The sequence ends, in fact, with a wordless page totally covered in black ink. In lesser hands this could be put down to a cheap bit of shock-value; but because “Without Which” takes silence – and all the difficult variations of silence that are possible – so seriously, the stunt seems justified. It is when Sharif is dwelling on and in these linguistic minutiae of grammar, punctuation and syntax that her writing is most persuasively far-reaching, and the abrupt black-out that ends the sequence is the uncomfortable – but natural – terminal-point of her self-interrogation. It is, as another poem, “The End of Exile”, has things: “A without which / I have learned to be.”
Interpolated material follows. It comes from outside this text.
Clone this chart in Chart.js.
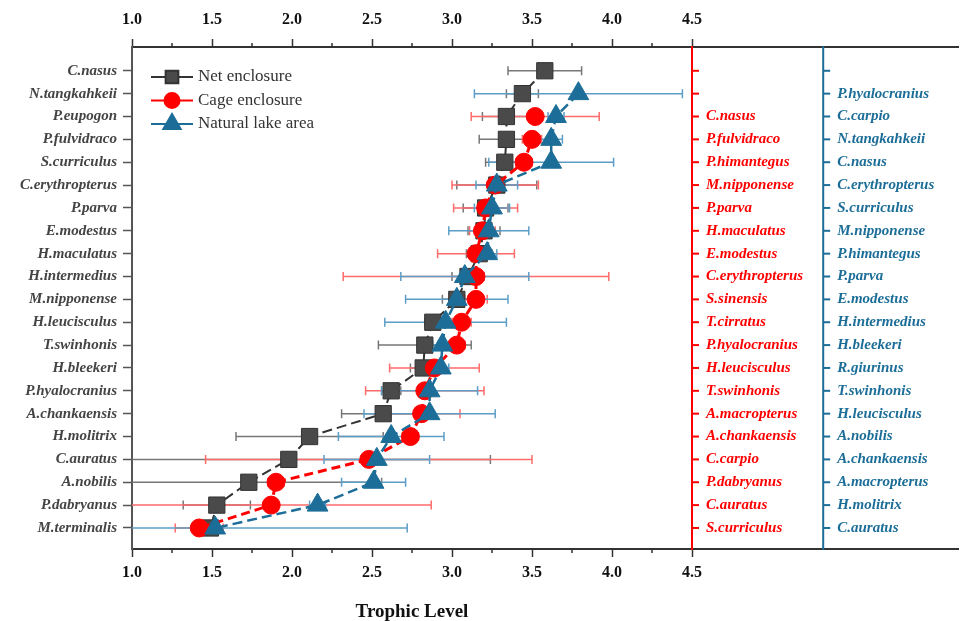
<!DOCTYPE html>
<html>
<head>
<meta charset="utf-8">
<title>Trophic level</title>
<script src="https://cdn.jsdelivr.net/npm/chart.js@4.4.1/dist/chart.umd.min.js"></script>
<style>
  html, body { margin: 0; padding: 0; background: #fff; }
  #wrap { width: 963px; height: 621px; }
</style>
</head>
<body>
<div id="wrap"><canvas id="tlChart" width="963" height="621"></canvas></div>
<script>
// species per row, top to bottom (left axis = net enclosure)
const netSpecies = ['C.nasus', 'N.tangkahkeii', 'P.eupogon', 'P.fulvidraco', 'S.curriculus',
  'C.erythropterus', 'P.parva', 'E.modestus', 'H.maculatus', 'H.intermedius', 'M.nipponense',
  'H.leucisculus', 'T.swinhonis', 'H.bleekeri', 'P.hyalocranius', 'A.chankaensis', 'H.molitrix',
  'C.auratus', 'A.nobilis', 'P.dabryanus', 'M.terminalis'];
const cageSpecies = [null, null, 'C.nasus', 'P.fulvidraco', 'P.himantegus', 'M.nipponense', 'P.parva',
  'H.maculatus', 'E.modestus', 'C.erythropterus', 'S.sinensis', 'T.cirratus', 'P.hyalocranius',
  'H.leucisculus', 'T.swinhonis', 'A.macropterus', 'A.chankaensis', 'C.carpio', 'P.dabryanus',
  'C.auratus', 'S.curriculus'];
const lakeSpecies = [null, 'P.hyalocranius', 'C.carpio', 'N.tangkahkeii', 'C.nasus', 'C.erythropterus',
  'S.curriculus', 'M.nipponense', 'P.himantegus', 'P.parva', 'E.modestus', 'H.intermedius',
  'H.bleekeri', 'R.giurinus', 'T.swinhonis', 'H.leucisculus', 'A.nobilis', 'A.chankaensis',
  'A.macropterus', 'H.molitrix', 'C.auratus'];

// mean trophic level and SD per row
const netTL = [3.58, 3.44, 3.34, 3.34, 3.33, 3.28, 3.21, 3.20, 3.17, 3.10, 3.03,
  2.88, 2.83, 2.82, 2.62, 2.57, 2.11, 1.98, 1.73, 1.53, 1.49];
const netSD = [0.23, 0.10, 0.15, 0.17, 0.12, 0.25, 0.14, 0.10, 0.08, 0.10, 0.09,
  0.05, 0.29, 0.08, 0.06, 0.26, 0.46, 1.26, 0.83, 0.21, 0.05];
const cageTL = [null, null, 3.52, 3.50, 3.45, 3.27, 3.21, 3.19, 3.15, 3.15, 3.15,
  3.06, 3.03, 2.89, 2.83, 2.81, 2.74, 2.48, 1.90, 1.87, 1.42];
const cageSD = [null, null, 0.40, 0.06, 0.05, 0.27, 0.20, 0.08, 0.24, 0.83, 0.07,
  0.06, 0.05, 0.28, 0.37, 0.24, 0.05, 1.02, 0.05, 1.00, 0.15];
const lakeTL = [null, 3.79, 3.65, 3.62, 3.62, 3.28, 3.25, 3.23, 3.22, 3.08, 3.03,
  2.96, 2.94, 2.93, 2.86, 2.86, 2.62, 2.53, 2.51, 2.16, 1.52];
const lakeSD = [null, 0.65, 0.05, 0.07, 0.39, 0.13, 0.11, 0.25, 0.06, 0.40, 0.32,
  0.38, 0.06, 0.05, 0.30, 0.41, 0.33, 0.33, 0.20, 0.05, 1.20];

const xTickValues = [1.0, 1.5, 2.0, 2.5, 3.0, 3.5, 4.0, 4.5];

const NET = '#4a4a4a', CAGE = '#ff0000', LAKE = '#1c6e98';
const cageAxisAt = 4.5;
const lakeAxisAt = 5.32;
const serif = '"Liberation Serif", "Times New Roman", serif';

function toPoints(values) {
  const pts = [];
  values.forEach((v, i) => { if (v !== null) pts.push({ x: v, y: i }); });
  return pts;
}

// horizontal error bars with caps, under the markers
const errorBars = {
  id: 'errorBars',
  beforeDatasetsDraw(chart) {
    const { ctx, chartArea, scales: { x, y } } = chart;
    ctx.save();
    ctx.beginPath();
    ctx.rect(chartArea.left, chartArea.top, chartArea.right - chartArea.left, chartArea.bottom - chartArea.top);
    ctx.clip();
    ctx.lineWidth = 1.5;
    chart.data.datasets.forEach(ds => {
      ctx.strokeStyle = ds.errColor;
      ds.data.forEach(p => {
        const sd = ds.sd[p.y];
        const py = y.getPixelForValue(p.y);
        const x0 = x.getPixelForValue(p.x - sd);
        const x1 = x.getPixelForValue(p.x + sd);
        ctx.beginPath();
        ctx.moveTo(x0, py); ctx.lineTo(x1, py);
        ctx.moveTo(x0, py - 4.5); ctx.lineTo(x0, py + 4.5);
        ctx.moveTo(x1, py - 4.5); ctx.lineTo(x1, py + 4.5);
        ctx.stroke();
      });
    });
    ctx.restore();
  }
};

// minor ticks, the two coloured species axes, legend and axis title
const decorations = {
  id: 'decorations',
  afterDraw(chart) {
    const { ctx, chartArea, scales: { x, y } } = chart;
    ctx.save();

    ctx.strokeStyle = '#333';
    ctx.lineWidth = 1.5;
    for (let i = 0; i < xTickValues.length - 1; i++) {
      const px = x.getPixelForValue((xTickValues[i] + xTickValues[i + 1]) / 2);
      ctx.beginPath();
      ctx.moveTo(px, chartArea.bottom); ctx.lineTo(px, chartArea.bottom + 4);
      ctx.moveTo(px, chartArea.top); ctx.lineTo(px, chartArea.top - 4);
      ctx.stroke();
    }

    const sideAxes = [
      { at: cageAxisAt, color: CAGE, labels: cageSpecies },
      { at: lakeAxisAt, color: LAKE, labels: lakeSpecies }
    ];
    ctx.font = 'italic bold 15px ' + serif;
    ctx.textBaseline = 'middle';
    ctx.textAlign = 'left';
    sideAxes.forEach(a => {
      const ax = x.getPixelForValue(a.at);
      ctx.strokeStyle = a.color;
      ctx.fillStyle = a.color;
      ctx.lineWidth = 2;
      ctx.beginPath();
      ctx.moveTo(ax, chartArea.top - 1); ctx.lineTo(ax, chartArea.bottom + 1);
      ctx.stroke();
      a.labels.forEach((lab, i) => {
        const py = y.getPixelForValue(i);
        ctx.beginPath();
        ctx.moveTo(ax, py); ctx.lineTo(ax + 7, py);
        ctx.stroke();
        if (lab) ctx.fillText(lab, ax + 14, py);
      });
    });

    // legend
    const lx = chartArea.left + 19;
    const ly = chartArea.top + 30;
    ctx.font = '17px ' + serif;
    chart.data.datasets.forEach((ds, i) => {
      const py = ly + i * 23.5;
      ctx.strokeStyle = ds.borderColor;
      ctx.lineWidth = 2;
      ctx.setLineDash([]);
      ctx.beginPath();
      ctx.moveTo(lx, py); ctx.lineTo(lx + 42, py);
      ctx.stroke();
      ctx.fillStyle = ds.pointBackgroundColor;
      ctx.strokeStyle = ds.pointBorderColor;
      Chart.helpers.drawPoint(ctx, {
        pointStyle: ds.pointStyle, radius: ds.legendRadius, rotation: 0, borderWidth: 1
      }, lx + 21, py);
      ctx.fillStyle = '#333';
      ctx.textAlign = 'left';
      ctx.fillText(ds.label, lx + 47, py);
    });

    ctx.font = 'bold 19px ' + serif;
    ctx.fillStyle = '#111';
    ctx.textAlign = 'center';
    ctx.fillText('Trophic Level', x.getPixelForValue((xTickValues[0] + xTickValues[xTickValues.length - 1]) / 2), 612);
    ctx.restore();
  }
};

const xMax = 6.1625;
const tickFont = { family: serif, size: 16, weight: 'bold' };

function xAxis(position, height, pad) {
  return {
    type: 'linear',
    position: position,
    min: 1,
    max: xMax,
    afterBuildTicks: s => { s.ticks = xTickValues.map(v => ({ value: v })); },
    afterFit: s => { s.height = height; },
    ticks: { font: tickFont, color: '#111', padding: pad, autoSkip: false, maxRotation: 0,
      callback: v => Number(v).toFixed(1) },
    grid: { drawOnChartArea: false, tickLength: 8, tickColor: '#333', tickWidth: 1.5 },
    border: { color: '#333', width: 2 }
  };
}

new Chart(document.getElementById('tlChart'), {
  type: 'scatter',
  data: {
    datasets: [
      {
        label: 'Net enclosure', data: toPoints(netTL), sd: netSD, errColor: '#777777',
        showLine: true, borderColor: '#333333', borderWidth: 2, borderDash: [10, 5],
        pointStyle: 'rect', pointRadius: 11.5, legendRadius: 9,
        pointBackgroundColor: NET, pointBorderColor: '#333333', pointBorderWidth: 1, order: 3
      },
      {
        label: 'Cage enclosure', data: toPoints(cageTL), sd: cageSD, errColor: '#ff6b6b',
        showLine: true, borderColor: CAGE, borderWidth: 3, borderDash: [9, 5],
        pointStyle: 'circle', pointRadius: 9, legendRadius: 7.5,
        pointBackgroundColor: CAGE, pointBorderColor: CAGE, pointBorderWidth: 1, order: 2
      },
      {
        label: 'Natural lake area', data: toPoints(lakeTL), sd: lakeSD, errColor: '#5d9ec6',
        showLine: true, borderColor: LAKE, borderWidth: 2.5, borderDash: [10, 5],
        pointStyle: 'triangle', pointRadius: 12, legendRadius: 10,
        pointBackgroundColor: LAKE, pointBorderColor: LAKE, pointBorderWidth: 1, order: 1
      }
    ]
  },
  options: {
    responsive: false,
    animation: false,
    layout: { autoPadding: false, padding: { left: 0, right: 5, top: 0, bottom: 0 } },
    plugins: { legend: { display: false }, tooltip: { enabled: false } },
    scales: {
      x: xAxis('bottom', 72, 6),
      x2: xAxis('top', 47, 10),
      y: {
        type: 'linear',
        reverse: true,
        min: -1.04,
        max: 20.92,
        afterBuildTicks: s => { s.ticks = netSpecies.map((_, i) => ({ value: i })); },
        afterFit: s => { s.width = 132; },
        ticks: { font: { family: serif, size: 15, weight: 'bold', style: 'italic' }, color: '#444',
          padding: 6, autoSkip: false, callback: v => netSpecies[v] },
        grid: { drawOnChartArea: false, tickLength: 9, tickColor: '#555', tickWidth: 1.5 },
        border: { color: '#555', width: 2 }
      }
    }
  },
  plugins: [errorBars, decorations]
});
</script>
</body>
</html>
Lyric poetry’s custom – right back to its origins in the myth of Philomel and her own infamous un-voicing – is to make a kind of beauty out of pain, and, perhaps, attempt some reparation for that pain. Sharif is, in many ways, performing the painful pressure of the hyphen, of being not just a poet, but an Iranian-American poet (to which she is referred on the book’s back-cover). As critic Christopher Ricks has previously pointed out, it is the unique quality of a hyphen that it at once connects two words and pushes them apart. Sharif gives us a poetry (and a person) caught at the adjunct between two possibilities, the border at which ambiguity (that most faithful repository for poets through the ages) can be weaponised. But it is the beauty of Customs that, in standing at this boundary, we can catch the light beyond.